Il primo passo consiste nell’immaginare di fare la cosa che vi spaventa, e come vi sentirete se correrete quel rischio. Questo vi abituerà all’idea e la renderà meno respingente.

Pensate con chiarezza, tuttavia, usando il vostro cervello cosciente per ragionare, e non solo l’amigdala per percepire sensazioni. In alcuni casi le probabilità di fallimento sono così alte e le conseguenze così terribili da rendere l’atto imprudente. Se non sapete arrampicare, non provate a farlo senza protezioni sulla montagna El Capitan. In molti casi, invece, visualizzare la vostra balena bianca vi porterà a capire che le probabilità di catastrofe sono estremamente basse o che, anche se le cose dovessero andare male, non finiranno con la morte di nessuno (per esempio se confesserete il vostro amore).

Fate un piano sensato e seguitelo

Dopo aver letto la mia rubrica sul cammino di Santiago nella Spagna settentrionale, una lettrice mi ha contattato per dirmi che aveva deciso di farlo: l’intero cammino di un mese e ottocento chilometri, non solo la versione leggera di una settimana che avevo fatto io. Per lei si trattava di una sfida personale che andava contro l’immagine che aveva da sempre di sé stessa: quella di una persona incapace di affrontare un’attività fisica faticosa e il dolore.

Il mio consiglio è stato quello di pianificare il viaggio con un anno di anticipo per avere il tempo di studiare, leggere testi di storia e filosofia e, cosa più importante, di rimettersi in forma. Se volete aumentare la vostra felicità correndo un rischio, dovete farlo nel modo giusto, e non solo agendo d’impulso. La ricerca dimostra infatti che la felicità e l’impulsività sono ampiamente incompatibili. Fare un piano, inoltre, vi permette di assaporare i contorni della persona che volete diventare: una persona che fa una cosa difficile di sua volontà, proprio perché è difficile.

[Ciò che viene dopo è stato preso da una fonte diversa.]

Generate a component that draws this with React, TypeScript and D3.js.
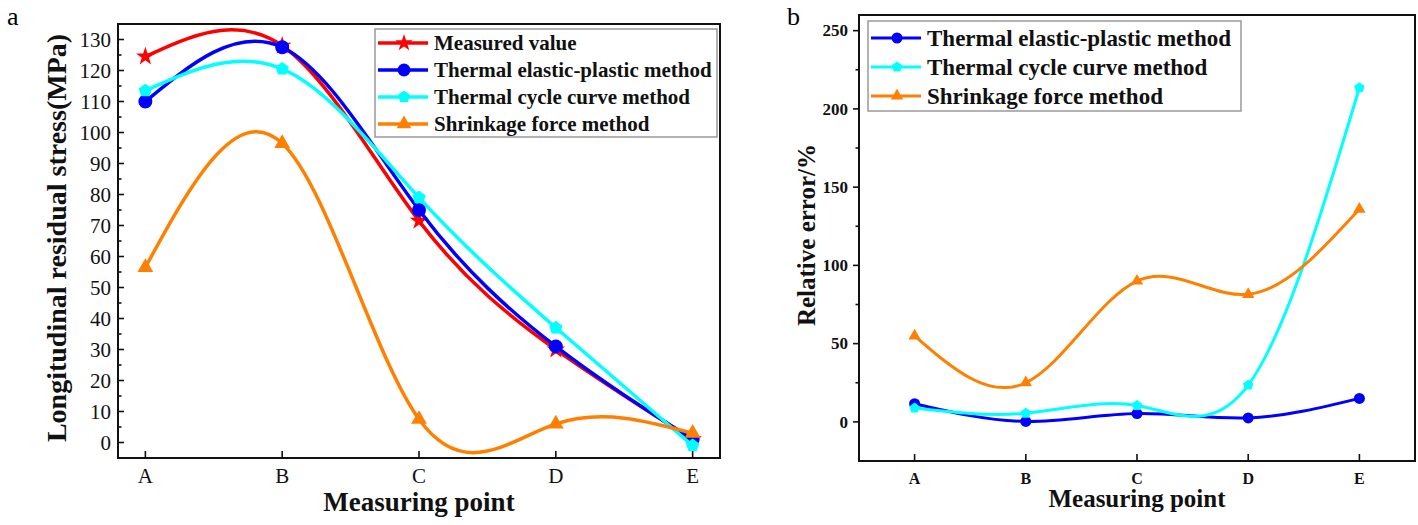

Il paracadutismo è divertente, ma ho capito che non è la mia Pamplona. Non mi ha spaventato per niente. A pensarci bene, credo che nemmeno correre con i tori mi farebbe molta paura. Non è che la mia amigdala sia in tilt, comunque; semplicemente i danni fisici non sono per me una fonte d’ansia. Il fallimento professionale invece sì.

Cambiare lavoro e carriera ogni circa dieci anni è il mio sport estremo. Quando ho lasciato la mia carriera di musicista per diventare un accademico, mi sono sentito completamente insicuro e spaventato. Ma lo stress mi ha rafforzato e alla fine mi ha dato maggiore fiducia nel saper fare il prossimo cambio di carriera in futuro. Quando ho lasciato il mondo accademico per dirigere una grande organizzazione senza fini di lucro, non ho avuto la stessa paura, perché credevo di poter sviluppare le competenze necessarie alla mia nuova carriera. Dopo tutto, l’avevo già fatto.

Andate avanti e sbirciate attraverso la porta che avete paura di aprire. Potrebbe uscirne un gruppo di tori arrabbiati, che non vedono l’ora di inseguirvi per strade dissestate. Ma il vostro io migliore potrebbe essere lì con loro.